I’ve heard that but didn’t notice it ( It’s been a year–and might be the lines I used from the place I was renting).But I have a friend who can’t stand Diorissimo b/c it reminds him of bad metro smell!
This is fascinating stuff…I’m going to take your recommendation and seek the Foul and the Fragrant and Concepts of Cleanliness first…I guess you can’t call them a literary appetizer…more like a literary UNappetizer….but I find this sort of thing very interesting. (and yet disgusting)
Thanks for the great review!
Disgusting can be so appealing!
reminds me of the opening of Perfume by Suskind.
Yes!

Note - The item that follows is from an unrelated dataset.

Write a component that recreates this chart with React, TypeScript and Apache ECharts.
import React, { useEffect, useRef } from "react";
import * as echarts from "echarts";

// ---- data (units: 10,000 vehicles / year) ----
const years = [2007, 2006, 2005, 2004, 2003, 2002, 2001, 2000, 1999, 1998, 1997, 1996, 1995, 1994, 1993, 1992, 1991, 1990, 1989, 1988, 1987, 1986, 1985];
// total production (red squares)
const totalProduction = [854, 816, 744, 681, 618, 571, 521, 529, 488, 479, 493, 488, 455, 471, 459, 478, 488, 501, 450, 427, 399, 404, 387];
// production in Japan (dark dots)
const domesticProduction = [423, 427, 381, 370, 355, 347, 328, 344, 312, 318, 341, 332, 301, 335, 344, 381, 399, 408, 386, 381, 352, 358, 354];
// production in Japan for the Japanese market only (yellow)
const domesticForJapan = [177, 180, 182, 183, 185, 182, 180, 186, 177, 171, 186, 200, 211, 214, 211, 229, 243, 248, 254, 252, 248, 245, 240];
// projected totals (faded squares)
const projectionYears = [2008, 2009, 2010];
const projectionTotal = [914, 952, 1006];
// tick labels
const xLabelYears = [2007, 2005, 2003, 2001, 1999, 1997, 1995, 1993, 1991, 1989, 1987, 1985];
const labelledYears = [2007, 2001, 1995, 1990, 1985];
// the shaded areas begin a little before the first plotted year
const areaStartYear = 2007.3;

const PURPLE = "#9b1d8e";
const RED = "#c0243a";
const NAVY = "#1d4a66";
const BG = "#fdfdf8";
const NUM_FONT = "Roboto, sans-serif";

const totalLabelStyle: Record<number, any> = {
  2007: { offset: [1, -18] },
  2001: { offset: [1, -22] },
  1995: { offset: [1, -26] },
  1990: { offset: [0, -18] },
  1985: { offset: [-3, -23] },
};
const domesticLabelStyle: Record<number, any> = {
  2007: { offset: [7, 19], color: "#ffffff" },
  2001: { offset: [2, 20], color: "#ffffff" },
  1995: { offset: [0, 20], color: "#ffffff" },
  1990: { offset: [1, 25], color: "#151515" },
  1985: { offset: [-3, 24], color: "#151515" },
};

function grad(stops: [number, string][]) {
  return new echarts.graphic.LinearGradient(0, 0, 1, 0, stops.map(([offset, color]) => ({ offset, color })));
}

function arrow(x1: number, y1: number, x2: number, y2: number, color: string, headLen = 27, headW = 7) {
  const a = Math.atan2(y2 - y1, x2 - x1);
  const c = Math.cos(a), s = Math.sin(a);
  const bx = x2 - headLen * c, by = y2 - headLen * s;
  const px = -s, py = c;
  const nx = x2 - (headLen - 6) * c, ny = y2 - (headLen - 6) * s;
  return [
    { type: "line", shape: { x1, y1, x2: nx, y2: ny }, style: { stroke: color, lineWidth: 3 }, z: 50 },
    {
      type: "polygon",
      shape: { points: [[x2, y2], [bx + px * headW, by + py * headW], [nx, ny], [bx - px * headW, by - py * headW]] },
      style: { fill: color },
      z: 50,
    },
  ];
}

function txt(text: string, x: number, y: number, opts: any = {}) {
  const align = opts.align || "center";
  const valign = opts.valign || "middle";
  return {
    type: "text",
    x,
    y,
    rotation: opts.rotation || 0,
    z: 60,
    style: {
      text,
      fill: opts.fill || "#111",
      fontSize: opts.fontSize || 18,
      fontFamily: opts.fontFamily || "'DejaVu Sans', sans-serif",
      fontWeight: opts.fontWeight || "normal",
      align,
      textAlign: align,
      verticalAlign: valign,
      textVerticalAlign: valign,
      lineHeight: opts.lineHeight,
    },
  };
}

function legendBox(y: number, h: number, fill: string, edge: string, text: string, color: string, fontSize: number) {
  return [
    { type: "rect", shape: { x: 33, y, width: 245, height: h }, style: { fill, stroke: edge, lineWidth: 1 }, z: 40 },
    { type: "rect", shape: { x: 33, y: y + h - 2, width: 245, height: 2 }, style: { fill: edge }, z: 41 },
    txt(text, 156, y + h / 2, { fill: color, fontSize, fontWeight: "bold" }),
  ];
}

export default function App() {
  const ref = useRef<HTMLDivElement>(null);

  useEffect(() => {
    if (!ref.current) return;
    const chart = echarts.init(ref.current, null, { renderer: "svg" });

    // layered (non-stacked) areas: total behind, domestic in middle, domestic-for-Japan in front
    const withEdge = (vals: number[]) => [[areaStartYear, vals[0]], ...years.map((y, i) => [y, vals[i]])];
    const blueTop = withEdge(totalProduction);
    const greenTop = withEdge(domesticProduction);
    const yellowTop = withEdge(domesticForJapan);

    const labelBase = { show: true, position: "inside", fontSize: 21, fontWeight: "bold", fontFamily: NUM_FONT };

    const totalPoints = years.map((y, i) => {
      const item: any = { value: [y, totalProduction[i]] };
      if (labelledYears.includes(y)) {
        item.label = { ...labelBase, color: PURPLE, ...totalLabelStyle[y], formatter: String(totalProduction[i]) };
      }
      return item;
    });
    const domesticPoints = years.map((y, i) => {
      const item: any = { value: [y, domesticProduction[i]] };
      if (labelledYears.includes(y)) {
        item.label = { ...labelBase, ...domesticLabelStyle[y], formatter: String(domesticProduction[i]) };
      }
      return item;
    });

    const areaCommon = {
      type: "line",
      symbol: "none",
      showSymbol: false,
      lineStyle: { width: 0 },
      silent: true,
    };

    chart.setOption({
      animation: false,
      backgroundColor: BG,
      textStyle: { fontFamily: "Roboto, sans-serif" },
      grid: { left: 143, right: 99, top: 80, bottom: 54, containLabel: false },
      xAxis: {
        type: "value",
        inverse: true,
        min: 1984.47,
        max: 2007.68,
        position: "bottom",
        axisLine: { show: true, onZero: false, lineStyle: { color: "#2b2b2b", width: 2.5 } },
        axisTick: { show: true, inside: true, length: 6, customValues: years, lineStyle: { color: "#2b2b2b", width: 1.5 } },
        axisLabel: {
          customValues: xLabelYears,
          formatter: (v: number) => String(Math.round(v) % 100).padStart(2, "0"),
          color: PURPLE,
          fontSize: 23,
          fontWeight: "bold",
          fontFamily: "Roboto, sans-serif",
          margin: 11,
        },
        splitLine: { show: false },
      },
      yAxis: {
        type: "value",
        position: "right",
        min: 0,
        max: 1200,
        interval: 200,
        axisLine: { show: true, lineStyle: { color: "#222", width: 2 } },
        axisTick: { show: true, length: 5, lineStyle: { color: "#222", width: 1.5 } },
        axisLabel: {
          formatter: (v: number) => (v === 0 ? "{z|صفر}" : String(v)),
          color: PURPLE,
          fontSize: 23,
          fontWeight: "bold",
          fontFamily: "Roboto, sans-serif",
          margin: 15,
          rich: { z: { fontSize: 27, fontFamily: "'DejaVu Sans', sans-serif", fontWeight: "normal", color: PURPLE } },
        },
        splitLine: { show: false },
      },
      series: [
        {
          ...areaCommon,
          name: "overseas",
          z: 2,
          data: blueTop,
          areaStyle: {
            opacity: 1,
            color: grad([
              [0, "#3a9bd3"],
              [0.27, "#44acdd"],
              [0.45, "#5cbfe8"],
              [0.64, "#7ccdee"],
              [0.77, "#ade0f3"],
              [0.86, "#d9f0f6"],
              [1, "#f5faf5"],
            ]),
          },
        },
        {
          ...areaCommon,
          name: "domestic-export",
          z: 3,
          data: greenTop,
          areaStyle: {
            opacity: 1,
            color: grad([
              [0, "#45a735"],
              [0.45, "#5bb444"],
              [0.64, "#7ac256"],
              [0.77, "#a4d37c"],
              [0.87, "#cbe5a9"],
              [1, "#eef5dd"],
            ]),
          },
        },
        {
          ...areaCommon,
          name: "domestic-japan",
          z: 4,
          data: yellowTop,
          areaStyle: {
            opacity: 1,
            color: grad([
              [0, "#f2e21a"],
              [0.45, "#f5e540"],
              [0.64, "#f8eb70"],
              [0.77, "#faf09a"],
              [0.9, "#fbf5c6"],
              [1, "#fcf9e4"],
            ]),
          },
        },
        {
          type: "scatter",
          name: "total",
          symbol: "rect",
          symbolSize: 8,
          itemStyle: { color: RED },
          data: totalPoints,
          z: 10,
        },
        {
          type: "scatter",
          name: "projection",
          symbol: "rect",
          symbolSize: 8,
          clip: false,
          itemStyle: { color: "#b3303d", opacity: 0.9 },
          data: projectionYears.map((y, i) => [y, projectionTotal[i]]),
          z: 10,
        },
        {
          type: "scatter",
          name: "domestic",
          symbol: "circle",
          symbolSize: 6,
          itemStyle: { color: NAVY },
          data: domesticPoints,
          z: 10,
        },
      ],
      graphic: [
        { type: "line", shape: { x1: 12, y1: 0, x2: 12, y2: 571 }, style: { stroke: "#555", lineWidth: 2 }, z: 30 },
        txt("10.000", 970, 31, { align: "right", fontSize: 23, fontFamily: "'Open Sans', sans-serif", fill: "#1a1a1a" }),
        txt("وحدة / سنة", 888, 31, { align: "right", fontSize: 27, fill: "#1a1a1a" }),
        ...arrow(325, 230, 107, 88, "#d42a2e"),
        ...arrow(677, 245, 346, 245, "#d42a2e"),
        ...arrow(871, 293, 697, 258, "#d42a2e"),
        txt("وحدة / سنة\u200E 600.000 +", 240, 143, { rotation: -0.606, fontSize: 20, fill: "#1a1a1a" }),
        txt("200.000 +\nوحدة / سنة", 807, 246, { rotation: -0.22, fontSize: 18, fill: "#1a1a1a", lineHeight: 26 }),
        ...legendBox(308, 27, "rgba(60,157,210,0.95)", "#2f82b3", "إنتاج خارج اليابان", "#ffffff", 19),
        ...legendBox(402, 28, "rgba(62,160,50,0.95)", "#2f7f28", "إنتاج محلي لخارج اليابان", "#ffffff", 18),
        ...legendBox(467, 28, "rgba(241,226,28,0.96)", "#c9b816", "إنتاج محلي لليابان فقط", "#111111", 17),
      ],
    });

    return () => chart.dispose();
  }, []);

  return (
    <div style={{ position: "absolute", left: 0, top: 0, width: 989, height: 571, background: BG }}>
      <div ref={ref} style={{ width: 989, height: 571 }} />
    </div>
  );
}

I had forgotten that entirely.
Thanks for this excellent review. It’s a fascinating subject.
Thank *you*!
Wonderful review, Cheryl, and a really excellent post. I probably won’t read this one, although I *will* read the other two suggestions. The interesting thing though is that a very close friend gave up her law practice to write a book (fictional) and did a lot of research on this very same subject and during the same time frame. So I’ve learned a lot of interesting things about this from her. Same problems were going on in London as well.
Her book project sounds wonderful.
As a self professed germaphobe who bleaches or uses distilled vinegar on a regular basis [I know, I know – I’m weird], I don’t think I would have fared well in ole stinky Paris or London. Blech. [And no wonder the French created the most wonderful perfumes!]
Oh Rustic….you are one of us….bleach is the great equalizer! it’s bacteria or us!
Except for friendly bacteria of course, It’s such a fine line. 😉
oh yes, of course…..eat a yogurt! keep your good internal bacteria hale and hearty…..for the rest I’d suggest a couple of tablespoons of bleach in a quart spray bottle of water…..
I don’t think of myself as especially germ phobic, but come to think of it I use hand sanitizer *a lot* and am constantly cleaning keyboards, telephones, grocery cart handles, steering wheels…I think I’m in the club.
It’s a spectrum. I’m about where you are.
TY for the review on this quite curious topic. Another germaphobe here! I don’t think I would have lasted a minute during those times.
I know! Forget disease! I’d have succumbed to just the grossness of the times….” yes, it appears she was grossed-out to death!”
Makes me think twice about the joys of time travel!